┌─ MATERIAL SUPPLIED

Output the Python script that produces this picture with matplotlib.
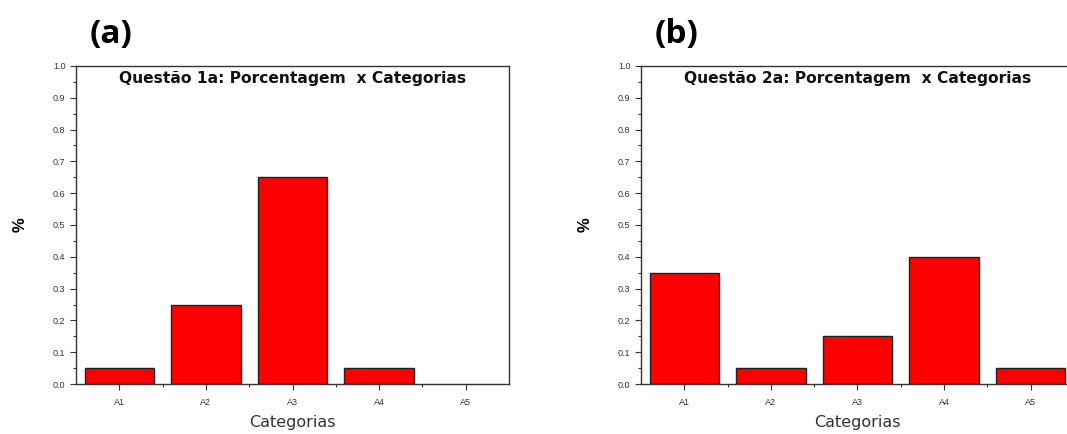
import matplotlib
matplotlib.use("Agg")
import matplotlib.pyplot as plt
from matplotlib.ticker import MultipleLocator, FixedLocator

categories = ["A1", "A2", "A3", "A4", "A5"]
values_a = [0.05, 0.25, 0.65, 0.05, 0.0]
values_b = [0.35, 0.05, 0.15, 0.40, 0.05]
titles = ["Questão 1a: Porcentagem  x Categorias", "Questão 2a: Porcentagem  x Categorias"]
panel_labels = ["(a)", "(b)"]

W, H = 1067, 434
fig = plt.figure(figsize=(W / 100, H / 100), dpi=100)

lefts = [76, 641]
for i, (vals, title, plab) in enumerate(zip([values_a, values_b], titles, panel_labels)):
    ax = fig.add_axes([lefts[i] / W, (H - 384) / H, 433 / W, 318 / H])
    x = list(range(1, len(categories) + 1))
    ax.bar(x, vals, width=0.8, color="#ff0000", edgecolor="#222222",
           linewidth=[1.0 if v > 0 else 0 for v in vals])
    ax.set_xlim(0.5, 5.5)
    ax.set_ylim(0, 1.0)
    ax.set_xticks(x)
    ax.set_xticklabels(categories, fontsize=6.5, color="#333333", family="Liberation Sans")
    ax.xaxis.set_minor_locator(FixedLocator([1.5, 2.5, 3.5, 4.5]))
    ax.yaxis.set_major_locator(MultipleLocator(0.1))
    ax.yaxis.set_minor_locator(MultipleLocator(0.05))
    ax.set_yticklabels([f"{v:.1f}" for v in ax.get_yticks()], fontsize=6.5, color="#333333",
                       family="Liberation Sans")
    ax.tick_params(axis="both", which="major", direction="out", length=4, width=0.8, color="#333333")
    ax.tick_params(axis="both", which="minor", direction="out", length=2.5, width=0.8, color="#333333")
    ax.tick_params(axis="x", pad=6)
    for s in ax.spines.values():
        s.set_linewidth(1.0)
        s.set_color("#333333")
    ax.text(0.5, 0.96, title, transform=ax.transAxes, ha="center", va="center",
            fontsize=11.2, fontweight="bold", family="DejaVu Sans", color="#111111")
    ax.set_xlabel("Categorias", fontsize=11.5, family="DejaVu Sans", color="#333333", labelpad=6)
    ax.set_ylabel("%", fontsize=12, fontweight="bold", family="Liberation Sans", labelpad=18)
    fig.text((lefts[i] + 14) / W, (H - 34) / H, plab, fontsize=24, fontweight="bold",
             family="Open Sans", ha="left", va="center")

fig.savefig("out.png", dpi=100)
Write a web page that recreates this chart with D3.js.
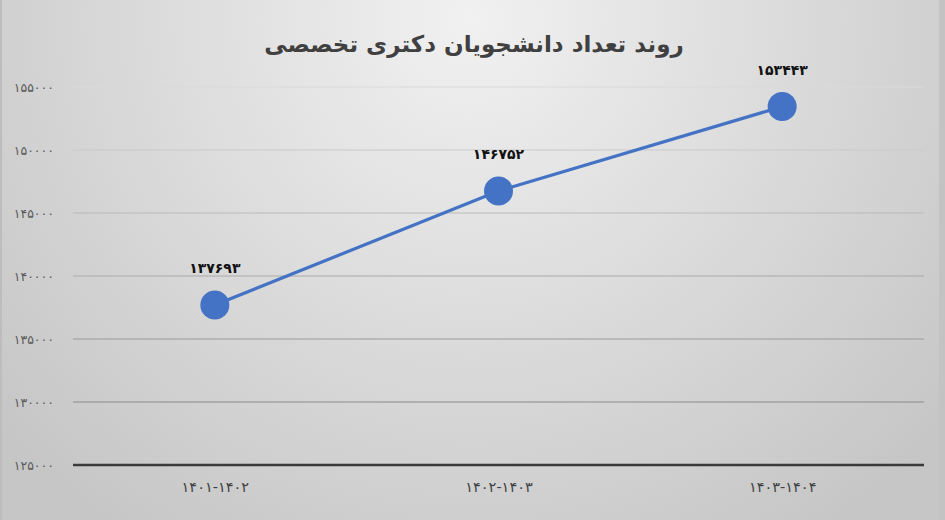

└─

Exactly restate the lines from the beginning of the data through the line with "fig = plt.figure(figsize=(W", and no others, keeping pictures out.

Output the Python script that produces this picture with matplotlib.
import matplotlib
matplotlib.use("Agg")
import matplotlib.pyplot as plt
from matplotlib.ticker import MultipleLocator, FixedLocator

categories = ["A1", "A2", "A3", "A4", "A5"]
values_a = [0.05, 0.25, 0.65, 0.05, 0.0]
values_b = [0.35, 0.05, 0.15, 0.40, 0.05]
titles = ["Questão 1a: Porcentagem  x Categorias", "Questão 2a: Porcentagem  x Categorias"]
panel_labels = ["(a)", "(b)"]

W, H = 1067, 434
fig = plt.figure(figsize=(W / 100, H / 100), dpi=100)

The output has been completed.